The field was planted on May 18, about the time it should have been. Hvidsten anticipates the field will yield 65 to 70 bushels per acre, which is about average.
“The wheat looks really nice. It just depends on how it fills out,” Hvidsten says.
Will says he wants all the Hvidsten crops to do well. Inevitably, however, he takes special interest in the field he’s farming.
“When you call the shots, and when you have to put the money out, there’s definitely more stress. I try to do the best I can for every field, but with this one it’s a little more of a gut check,” he says.
Will and Hvidsten expect to combine the field in the third or fourth of August.
Will hasn’t sold any of his wheat in advance of harvest. He studied grain marketing in college, “but I know I have a lot more to learn,” he says.
That’s true of farming in general.
“I learned a lot in college, but there’s something new to learn every day,” he says. “I always try to stay open-minded and keep learning.”
Putting down roots
Will and his wife, who had their first child in March, have been living in Thief River Falls, Minn., about 50 miles from Stephen.
Now, Amy Will has quit her job and the Wills are moving to Stephen, where they’re buying a house.

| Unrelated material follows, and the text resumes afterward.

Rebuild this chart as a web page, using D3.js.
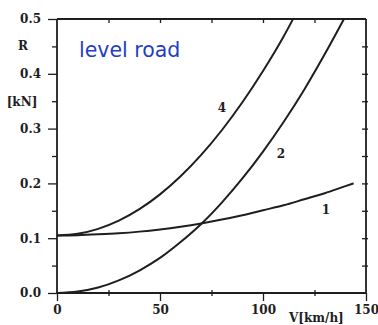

Leonard Will says he wants to raise his children in a rural farming community.
His wife, he notes, grew up on a hobby farm in Roseau, a town of 2,600 in northwest Minnesota.
“So this (agriculture and a rural lifestyle) isn’t anything new to her,” he says.
Leonard Will also serves in the Minnesota National Guard as a track-vehicle mechanic. He joined as a way to help finance college, and has three years left on his commitment.
He serves two weeks in the spring or summer and usually two or three days a month. Will says the organization has been good about giving him the flexibility to balance his military commitment with his obligations on the farm.
The Hvidstens had some concern about the possibility of Will being called up for active service, “but nothing that scared us away from hiring him,” Pete Hvidsten says.
Expansion is uncertain
Hvidsten says his family hopes Will eventually expands his fledgling farming operation.
Some might wonder whether Will, if he decides to expand in farming, someday could compete with the Hvidstens to rent or buy farmland.
Pete Hvidsten says that’s not an issue.
“I’m not at all concerned that Leonard would do that. That’s not the kind of person he is,” Hvidsten says.
Will says it’s too early to predict if he’ll try to increase the size of his farming operation.
“I’m happy with the acres I have now. It’s more than I could have dreamed of,” he says.
But Will is confident that he wants to stay in farming.
“I can’t see myself doing anything else,” he says.